The need to rebuild a strong U.S. military

Two more years of sequestration – forced reduction of defense spending due to the federal government’s failure to balance the budget nearly a decade ago – may be two years too many.

The United States has gambled with global security and imperiled lives, cutting some $500 billion in defense investment over the last decade, nearly half of which was modernization funding. Meanwhile, China has built island bases, Russia has developed new nuclear weapons, North Korea has tested intercontinental missiles aimed at distant targets, and the Middle East remains an ever-shifting sandstorm of turmoil and terrorism. Foreign adversaries have also moved ahead of the United States in the evolving realm of cyber-warfare capability.

These are among concerns identified by the nonpartisan National Defense Strategy Commission. The first paragraph of the commission’s most recent report succinctly states the current U.S. condition: 

“The security and well-being of the United States are at greater risk than at any time in decades. America’s military superiority – the hard-power backbone of its global influence and national security – has eroded to a dangerous degree. Rivals and adversaries are challenging the United States on many fronts and in many domains. America’s ability to defend its allies, its partners and its own vital interests is increasingly in doubt. If the nation does not act promptly to remedy these circumstances, the consequences will be grave and lasting.”
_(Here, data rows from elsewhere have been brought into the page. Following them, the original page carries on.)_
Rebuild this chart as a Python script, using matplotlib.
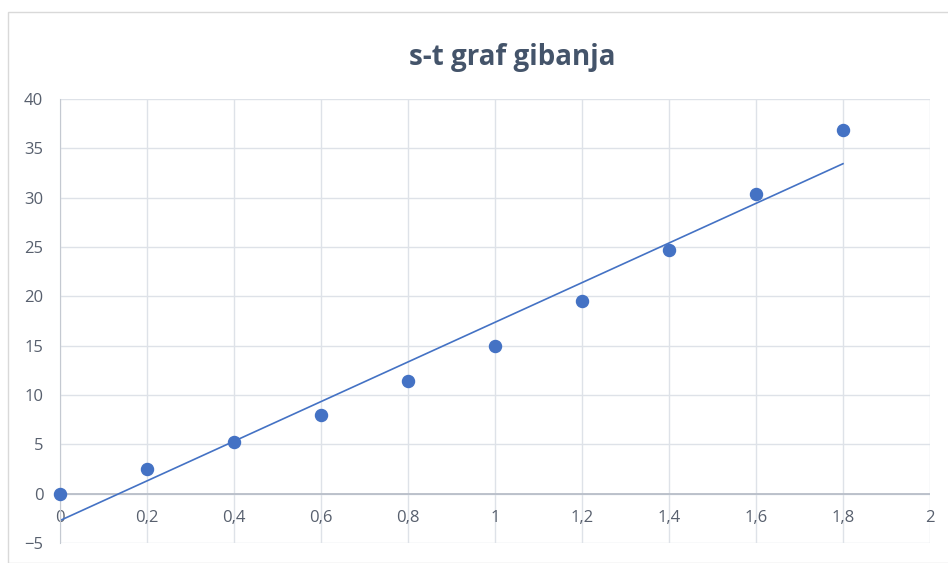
import numpy as np
import matplotlib.pyplot as plt
from matplotlib.patches import Rectangle

# Data
t = [0, 0.2, 0.4, 0.6, 0.8, 1.0, 1.2, 1.4, 1.6, 1.8]
s = [0, 2.5, 5.2, 8.0, 11.4, 15.0, 19.5, 24.7, 30.4, 36.9]
x_ticks = [0, 0.2, 0.4, 0.6, 0.8, 1.0, 1.2, 1.4, 1.6, 1.8, 2.0]
x_labels = ['0', '0,2', '0,4', '0,6', '0,8', '1', '1,2', '1,4', '1,6', '1,8', '2']
y_ticks = [-5, 0, 5, 10, 15, 20, 25, 30, 35, 40]

blue = '#4472C4'
text_col = '#58606E'
grid_col = '#DEE2E8'

plt.rcParams['font.family'] = ['Open Sans', 'DejaVu Sans']

fig = plt.figure(figsize=(9.48, 5.63), dpi=100)
W, H = 948, 563

# chart border
fig.patches.append(Rectangle((8 / W, 0), 1, 1 - 12 / H, transform=fig.transFigure,
                             fill=False, edgecolor='#D9D9D9', linewidth=1))

ax = fig.add_axes([60 / W, 1 - 543 / H, 870 / W, 444 / H])
ax.set_xlim(0, 2)
ax.set_ylim(-5, 40)

ax.set_xticks(x_ticks)
ax.set_xticklabels(x_labels)
ax.set_yticks(y_ticks)
ax.grid(True, color=grid_col, linewidth=1)
ax.set_axisbelow(True)

for side in ['top', 'right', 'bottom']:
    ax.spines[side].set_visible(False)
ax.spines['left'].set_color('#C4C9D1')
ax.axhline(0, color='#B8BEC8', linewidth=1.3, zorder=1)

ax.tick_params(axis='both', length=0, labelsize=12, labelcolor=text_col)
ax.tick_params(axis='y', pad=12)
# x labels sit just under the y=0 line
for lbl in ax.get_xticklabels():
    lbl.set_transform(ax.get_xaxis_transform())
    lbl.set_y(0.075)

# linear trend line
k, n = np.polyfit(t, s, 1)
tt = np.array([t[0], t[-1]])
ax.plot(tt, k * tt + n, color=blue, linewidth=1.2, zorder=2)
ax.scatter(t, s, s=75, color=blue, zorder=3, clip_on=False)

fig.text(512 / W, 1 - 58 / H, 's-t graf gibanja', ha='center', va='center',
         fontsize=20, fontweight='bold', color='#44546A')

plt.savefig('out.png', dpi=100)
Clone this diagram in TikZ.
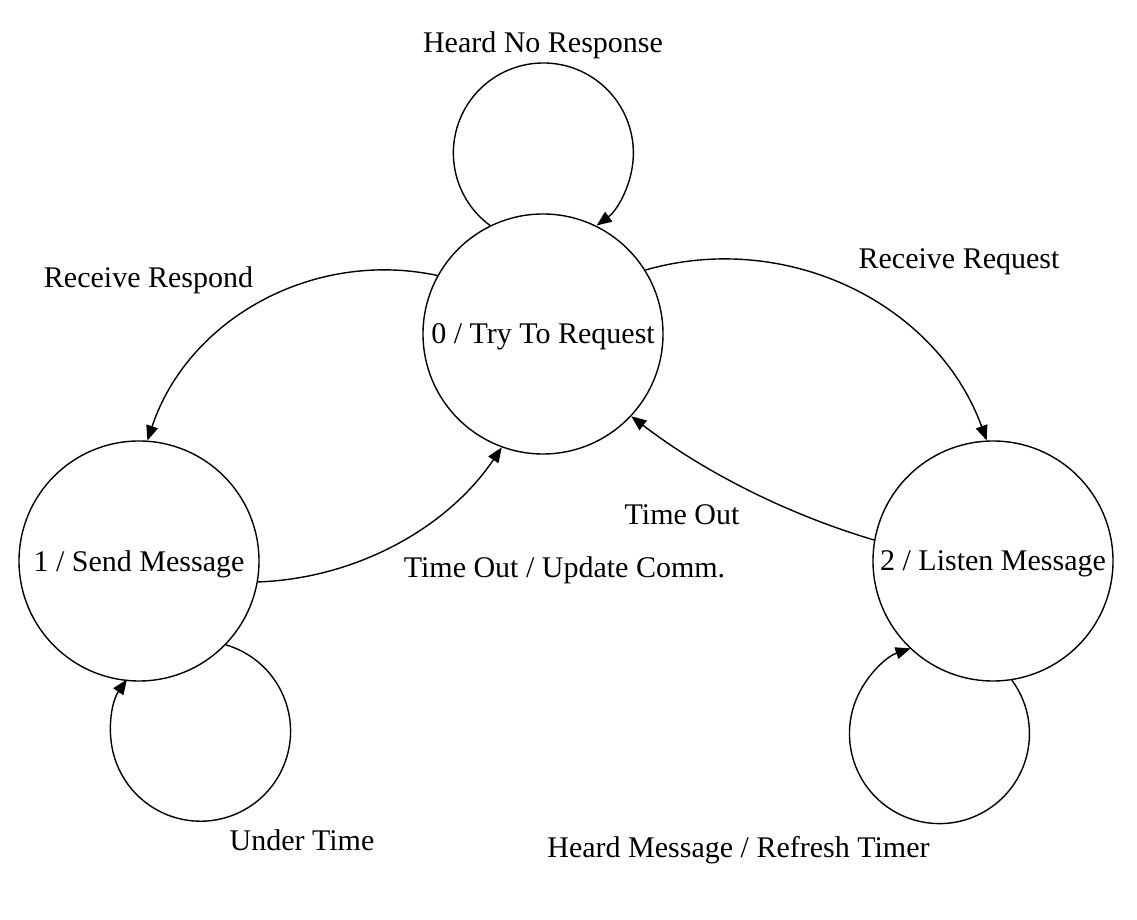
\documentclass[tikz,border=0pt]{standalone}
\usepackage{fontspec}
\setmainfont{Liberation Serif}
\usetikzlibrary{arrows.meta}
\begin{document}
\begin{tikzpicture}[x=1pt,y=1pt,
  state/.style={circle,draw,line width=1.4pt,minimum size=240pt,inner sep=0pt,text depth=0pt,font=\fontsize{30}{36}\selectfont},
  lbl/.style={anchor=base,inner sep=0pt,font=\fontsize{30}{36}\selectfont},
  edge/.style={line width=1.4pt,-{Triangle[length=15pt,width=12pt]}}]
\useasboundingbox (0,0) rectangle (1137,920);
\node[state] (n0) at (543,586) {0 / Try To Request};
\node[state] (n1) at (139,359) {1 / Send Message};
\node[state] (n2) at (993,359) {2 / Listen Message};
% labels
\node[lbl] (lhnr) at (543,867) {Heard No Response};
\node[lbl] (lrr) at (148.5,632) {Receive Respond};
\node[lbl] (lrq) at (959,651) {Receive Request};
\node[lbl] (lto) at (682,395) {Time Out};
\node[lbl] (ltu) at (564.5,342) {Time Out / Update Comm.};
\node[lbl] (lut) at (302,69) {Under Time};
\node[lbl] (lhm) at (738.5,62) {Heard Message / Refresh Timer};
% edges
\draw[edge] (n0.151.7) to[out=168,in=71.6,looseness=0.98] (n1.86.2);
\draw[edge] (n0.32.5) to[out=16,in=110,looseness=0.98] (n2.93.4);
\draw[edge] (n1.-10.9) to[out=2,in=236,looseness=0.9] (n0.250.2);
\draw[edge] (n2.170) to[out=163.4,in=322.6,looseness=0.86] (n0.-43);
% self loops
\draw[edge] (n0.116.4) arc[start angle=233.7,end angle=-53.7,radius=90];
\draw[edge] (n1.-44.8) arc[start angle=73.7,end angle=-215.1,radius=90];
\draw[edge] (n2.-81.1) arc[start angle=36.4,end angle=-251.3,radius=90];
\end{tikzpicture}
\end{document}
The challenge is daunting, but it’s not too late to restore U.S. military strength and our role as defender and protector of global and national security. The commission offers three key recommendations:

Defense spending must increase 3 to 5 percent, on top of annual cost-of-living adjustments, just to catch up against sequestration.

Congress must pass on-time DoD budgets and end the cycle of continuing resolutions that stagnate military investment.

Sequestration must be lifted to give the Pentagon and our troops the best opportunity to succeed, for our allies and for the homefront.

Strengthening the National Security Innovation Base is listed as a high priority in the report. That “will entail a mix of near, medium and long-term initiatives” to include “rapidly reinforcing and sustaining” forward-engaged forces, protecting information systems from attack and advancing technology across multiple areas of need – command, communications, intelligence and reconaissance, to name a few.

In a very large nutshell, the commission calls on Congress, the White House, DoD, and we the people to rebuild our military and overhaul a U.S. defense strategy that has lost ground over the past decade. Last August, the 100th American Legion National Convention passed a resolution aimed at reversing the effects of sequestration, calling on Congress to never allow “our military forces to reach a weakened state in these uncertain and perilous times.”

If those times are not now, they are coming. Inability to make hard decisions and re-invest in peace through U.S. strength, the commission concludes, would be a tragedy “all the more regrettable because it is within our power to avoid it.”